• **Problem description**
In the listing that follows, locate the line containing "Give me the" and the line containing "ax.set_ylabel(y_label, fontsize=13.5, labelpad=14)". Retype exactly those two lines and every line between them, and nothing more.

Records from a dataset
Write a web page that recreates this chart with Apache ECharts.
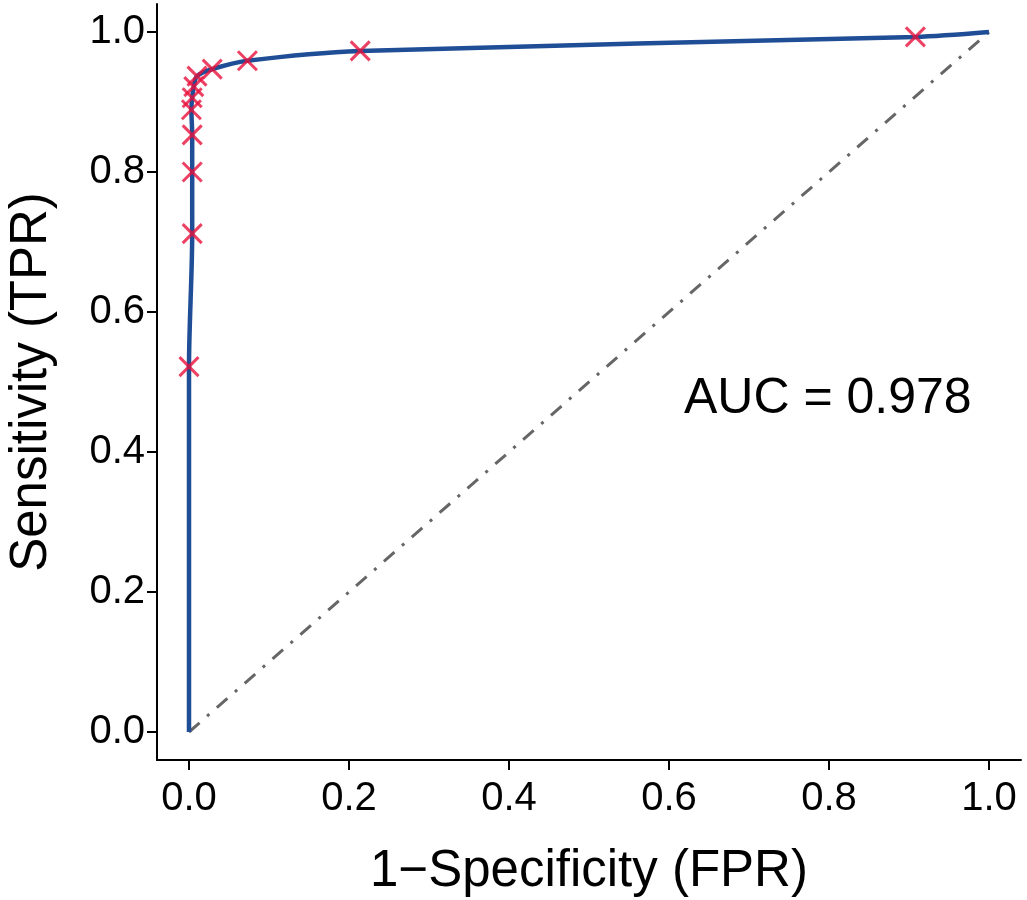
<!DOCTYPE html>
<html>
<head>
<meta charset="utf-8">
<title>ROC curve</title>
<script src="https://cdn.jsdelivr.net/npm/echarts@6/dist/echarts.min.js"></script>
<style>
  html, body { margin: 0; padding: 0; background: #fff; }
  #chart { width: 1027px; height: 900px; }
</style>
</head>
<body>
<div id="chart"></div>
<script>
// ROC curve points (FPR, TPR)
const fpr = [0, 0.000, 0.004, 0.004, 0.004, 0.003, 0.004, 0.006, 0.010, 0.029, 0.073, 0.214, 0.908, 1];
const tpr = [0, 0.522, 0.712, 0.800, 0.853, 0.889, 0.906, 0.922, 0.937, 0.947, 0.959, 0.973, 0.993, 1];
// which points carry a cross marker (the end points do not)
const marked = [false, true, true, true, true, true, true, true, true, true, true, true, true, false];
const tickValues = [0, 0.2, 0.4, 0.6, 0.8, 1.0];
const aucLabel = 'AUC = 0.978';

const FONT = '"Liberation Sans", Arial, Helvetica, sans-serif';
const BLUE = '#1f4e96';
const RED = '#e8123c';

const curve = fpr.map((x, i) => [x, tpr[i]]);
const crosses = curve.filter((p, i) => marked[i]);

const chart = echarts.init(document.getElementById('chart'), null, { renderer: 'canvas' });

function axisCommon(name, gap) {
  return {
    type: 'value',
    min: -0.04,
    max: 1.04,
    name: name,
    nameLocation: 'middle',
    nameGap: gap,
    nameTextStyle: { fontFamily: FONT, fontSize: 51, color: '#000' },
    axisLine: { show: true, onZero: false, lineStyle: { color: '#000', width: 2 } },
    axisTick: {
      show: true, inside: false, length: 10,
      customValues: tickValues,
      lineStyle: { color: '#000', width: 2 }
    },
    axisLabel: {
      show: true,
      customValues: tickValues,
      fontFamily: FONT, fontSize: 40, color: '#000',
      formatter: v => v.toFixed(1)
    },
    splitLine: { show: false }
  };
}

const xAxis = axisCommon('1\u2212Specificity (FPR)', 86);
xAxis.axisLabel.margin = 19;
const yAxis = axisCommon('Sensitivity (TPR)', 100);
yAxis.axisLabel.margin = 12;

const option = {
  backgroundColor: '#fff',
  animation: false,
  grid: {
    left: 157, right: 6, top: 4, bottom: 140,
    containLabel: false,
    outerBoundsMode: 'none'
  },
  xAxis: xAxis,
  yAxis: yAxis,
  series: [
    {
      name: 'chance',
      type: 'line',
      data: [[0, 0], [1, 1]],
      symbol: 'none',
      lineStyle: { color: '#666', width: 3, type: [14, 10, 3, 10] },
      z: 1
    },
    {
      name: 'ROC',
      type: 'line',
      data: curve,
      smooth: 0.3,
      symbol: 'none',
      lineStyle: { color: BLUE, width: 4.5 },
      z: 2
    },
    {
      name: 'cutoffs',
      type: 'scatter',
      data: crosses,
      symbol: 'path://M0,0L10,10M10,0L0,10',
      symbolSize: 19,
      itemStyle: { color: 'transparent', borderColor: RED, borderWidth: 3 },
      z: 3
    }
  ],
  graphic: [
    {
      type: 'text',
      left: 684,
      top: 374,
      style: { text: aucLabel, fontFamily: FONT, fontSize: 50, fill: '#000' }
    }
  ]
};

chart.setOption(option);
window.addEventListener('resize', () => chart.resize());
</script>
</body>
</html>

...

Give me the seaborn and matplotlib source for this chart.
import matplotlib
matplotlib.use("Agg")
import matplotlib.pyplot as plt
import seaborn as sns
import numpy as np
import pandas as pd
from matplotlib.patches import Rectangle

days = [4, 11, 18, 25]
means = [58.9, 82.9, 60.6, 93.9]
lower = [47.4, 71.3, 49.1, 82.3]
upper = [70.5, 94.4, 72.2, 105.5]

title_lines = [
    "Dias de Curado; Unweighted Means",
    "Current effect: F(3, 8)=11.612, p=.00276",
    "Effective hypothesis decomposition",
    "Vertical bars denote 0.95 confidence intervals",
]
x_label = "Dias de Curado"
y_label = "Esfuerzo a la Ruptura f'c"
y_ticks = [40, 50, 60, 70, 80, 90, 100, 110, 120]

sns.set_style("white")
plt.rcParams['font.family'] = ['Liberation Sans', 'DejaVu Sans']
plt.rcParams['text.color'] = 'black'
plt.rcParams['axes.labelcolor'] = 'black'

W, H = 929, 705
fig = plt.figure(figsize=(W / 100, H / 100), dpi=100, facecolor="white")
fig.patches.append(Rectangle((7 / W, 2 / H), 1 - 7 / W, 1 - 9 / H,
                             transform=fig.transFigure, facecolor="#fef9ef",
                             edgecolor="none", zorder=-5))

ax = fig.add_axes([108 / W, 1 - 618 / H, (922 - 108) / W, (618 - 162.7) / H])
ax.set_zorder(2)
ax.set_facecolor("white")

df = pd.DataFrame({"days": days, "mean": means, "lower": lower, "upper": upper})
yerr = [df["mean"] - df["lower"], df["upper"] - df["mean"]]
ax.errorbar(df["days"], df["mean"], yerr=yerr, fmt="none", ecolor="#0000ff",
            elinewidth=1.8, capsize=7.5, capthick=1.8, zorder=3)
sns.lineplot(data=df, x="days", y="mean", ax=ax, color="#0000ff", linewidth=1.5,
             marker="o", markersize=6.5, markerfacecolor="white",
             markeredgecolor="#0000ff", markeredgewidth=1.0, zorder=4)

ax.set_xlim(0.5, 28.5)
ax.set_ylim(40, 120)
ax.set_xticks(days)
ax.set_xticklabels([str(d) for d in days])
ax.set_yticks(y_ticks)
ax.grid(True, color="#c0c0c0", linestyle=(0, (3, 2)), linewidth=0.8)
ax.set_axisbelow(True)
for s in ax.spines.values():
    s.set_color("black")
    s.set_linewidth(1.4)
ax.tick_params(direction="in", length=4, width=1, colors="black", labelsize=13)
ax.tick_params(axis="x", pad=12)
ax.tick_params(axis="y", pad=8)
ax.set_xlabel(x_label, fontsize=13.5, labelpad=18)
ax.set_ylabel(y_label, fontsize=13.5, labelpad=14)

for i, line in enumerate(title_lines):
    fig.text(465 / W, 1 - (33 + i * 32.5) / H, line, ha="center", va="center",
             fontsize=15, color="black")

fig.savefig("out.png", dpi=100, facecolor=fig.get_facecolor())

• **Answer to this exercise**
Give me the seaborn and matplotlib source for this chart.
import matplotlib
matplotlib.use("Agg")
import matplotlib.pyplot as plt
import seaborn as sns
import numpy as np
import pandas as pd
from matplotlib.patches import Rectangle

days = [4, 11, 18, 25]
means = [58.9, 82.9, 60.6, 93.9]
lower = [47.4, 71.3, 49.1, 82.3]
upper = [70.5, 94.4, 72.2, 105.5]

title_lines = [
    "Dias de Curado; Unweighted Means",
    "Current effect: F(3, 8)=11.612, p=.00276",
    "Effective hypothesis decomposition",
    "Vertical bars denote 0.95 confidence intervals",
]
x_label = "Dias de Curado"
y_label = "Esfuerzo a la Ruptura f'c"
y_ticks = [40, 50, 60, 70, 80, 90, 100, 110, 120]

sns.set_style("white")
plt.rcParams['font.family'] = ['Liberation Sans', 'DejaVu Sans']
plt.rcParams['text.color'] = 'black'
plt.rcParams['axes.labelcolor'] = 'black'

W, H = 929, 705
fig = plt.figure(figsize=(W / 100, H / 100), dpi=100, facecolor="white")
fig.patches.append(Rectangle((7 / W, 2 / H), 1 - 7 / W, 1 - 9 / H,
                             transform=fig.transFigure, facecolor="#fef9ef",
                             edgecolor="none", zorder=-5))

ax = fig.add_axes([108 / W, 1 - 618 / H, (922 - 108) / W, (618 - 162.7) / H])
ax.set_zorder(2)
ax.set_facecolor("white")

df = pd.DataFrame({"days": days, "mean": means, "lower": lower, "upper": upper})
yerr = [df["mean"] - df["lower"], df["upper"] - df["mean"]]
ax.errorbar(df["days"], df["mean"], yerr=yerr, fmt="none", ecolor="#0000ff",
            elinewidth=1.8, capsize=7.5, capthick=1.8, zorder=3)
sns.lineplot(data=df, x="days", y="mean", ax=ax, color="#0000ff", linewidth=1.5,
             marker="o", markersize=6.5, markerfacecolor="white",
             markeredgecolor="#0000ff", markeredgewidth=1.0, zorder=4)

ax.set_xlim(0.5, 28.5)
ax.set_ylim(40, 120)
ax.set_xticks(days)
ax.set_xticklabels([str(d) for d in days])
ax.set_yticks(y_ticks)
ax.grid(True, color="#c0c0c0", linestyle=(0, (3, 2)), linewidth=0.8)
ax.set_axisbelow(True)
for s in ax.spines.values():
    s.set_color("black")
    s.set_linewidth(1.4)
ax.tick_params(direction="in", length=4, width=1, colors="black", labelsize=13)
ax.tick_params(axis="x", pad=12)
ax.tick_params(axis="y", pad=8)
ax.set_xlabel(x_label, fontsize=13.5, labelpad=18)
ax.set_ylabel(y_label, fontsize=13.5, labelpad=14)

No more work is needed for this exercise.